Far more importantly, braking deceleration is limited by how quickly the car can decelerate without going into a skid. That’s guesstimated here as about six meters per second per second. With constant deceleration, proportionally more kinetic energy is bled off (converted to heat) in the moments just after the brakes are applied-- potentially giving hope that even though the red car has less time to brake, the time it DOES have might serve convert to heat the lion’s share of the kinetic energy.

Hence, there is no substitute for doing the math.

The blue car going 70 miles per hour is doing 31.3 meters per second. Decelerating at 6 m/s, that’s going to take 5.22 seconds to come to a complete halt, covering a distance of (.5 a t^2) = (.5 * 6 * 5.22^2) = 81.6 meters. (It’s the same amount of time as it would take to accelerate from a standing start to 31.3 m/s at an acceleration of 6 m/s^2.)

The red car going 100 miles per hour is doing 44.7 meters per second. The car’s speed at time t is v = 44.7 - 6 * t. Integrate that with respect to t and set the position at time 0 to zero, we get d = 44.7 * t - .5 * 6 * t^2. We know d is 81.6 meters, so solve for t: 3 t^2 + 44.7 t - 81.6 = 0. Plug that into the quadratic equation, the only positive root is t = 1.64. So the red car’s velocity at impact is 44.7 - 6 * 1.64 = 34.9 meters per second, or 77 miles per hour.

EDIT: except I biffed a sign, there. The relevant equation is -3 t^2 + 44.7 t - 81.6 = 0. Solve for that one and you get t = 2.13 or 12.8 (with the latter corresponding to passing the tree, slowing to a stop, then accelerating back towards the tree, at at a constant rate of -6 m/2^2).

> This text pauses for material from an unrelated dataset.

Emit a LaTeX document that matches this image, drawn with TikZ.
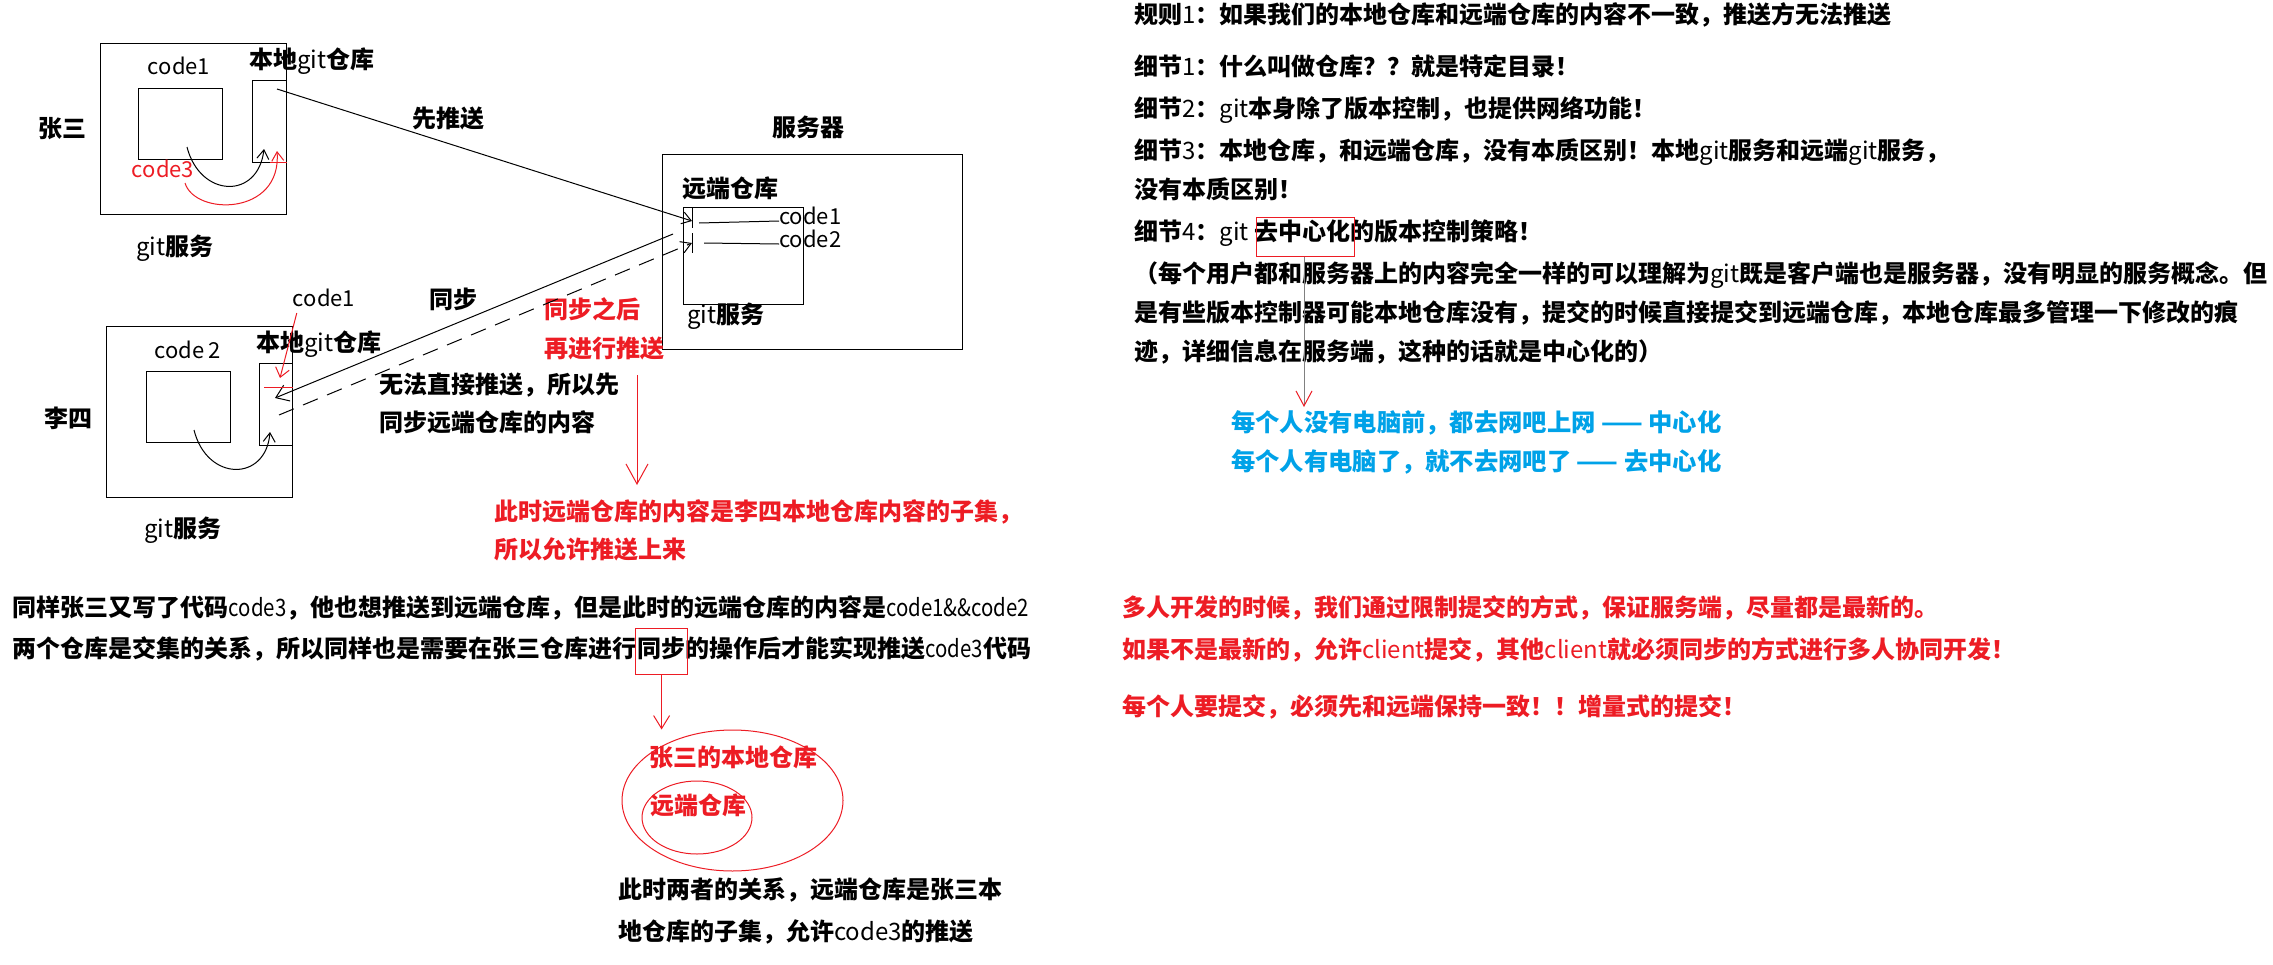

Speed at t = 2.13 is 31.9 m/s, or 71 miles per hour-- exactly what the fellow in the video approximated.

Surprised, I ran the numbers again for a slippery road with maximum deceleration of -3 m/s. 162 meters and 10.4 seconds for the blue car to brake, corresponding equation for the red car is -1.5 t^2 + 44.7 t - 162 = 0, roots 4.22 and 25.6 seconds. Speed of the red car at t=4.22 is 32.0 m/s, which is basically 71 miles per hour again, given the rounding errors.

I guess there’s an argument to be made that this is a consequence of energy = force * distance, where we know the force is the same for whatever the mass of the car and slipperiness of the road allow…

14 Likes

Measuring your distance behind with the car in front as you both pass the same point with the phrase “Only a fool breaks the two second rule” is a good guide.
Distance IS Time.

4 Likes

Actually, drivers’ manuals often now say THREE seconds, for the “following rule”, a big change from when I was a kid o.O’. Not that many people follow that advice, of course…

7 Likes

Braking time is only one of many very good reasons to not tailgate.
Here are some others:

  • greater visibility - you can see more of the road when you aren’t using the car in front of you to blot it out
  • energy efficiency - braking is the definition of wasted energy, giving yourself the space to decelerate is more efficient
  • traffic - crowding other drivers is the primary cause of traffic creation, according to these mathmaticians: https://phys.org/news/2017-11-buffer-bumper-contradicts-traffic-tailgating.html
5 Likes

We’re too busy trying to prevent people from eating laundry detergent.

24 Likes

That sounds like an upgrade.
Yeah, in my experience most people could just about say “Only…”

Guess I’m not the only one who presses the imaginary brake pedal as a passenger, huh? :roll_eyes:

2 Likes

See, this is why I wished I’d paid more attention in physics at school. Once I’d seen the video far enough to learn the answer (and be surprised at it), I managed to derive it myself with a whole mass of horrible equations that finally, after cancelling out the unknowns (distance to tree and braking deceleration), expressed the final velocity of the 100 mph car in terms of the other car’s starting and final velocities. It would never have occurred to me to think about it the way you did.

2 Likes

We don’t HAVE to stop them. It’ll all come out in the wash.

13 Likes

glare

We have ways of dealing with…YOUR kind.

2 Likes

In Ontario, it’s 2 seconds on the multiple-choice part of the exam, and 3 seconds will be marked wrong. Give them the answer they want but drive more cautiously.

4 Likes

Good point; I should have said “US state-supplied driving manuals”. My apologies to Canuckistan ^^.

2 Likes

Then I wash my hands of the whole situation.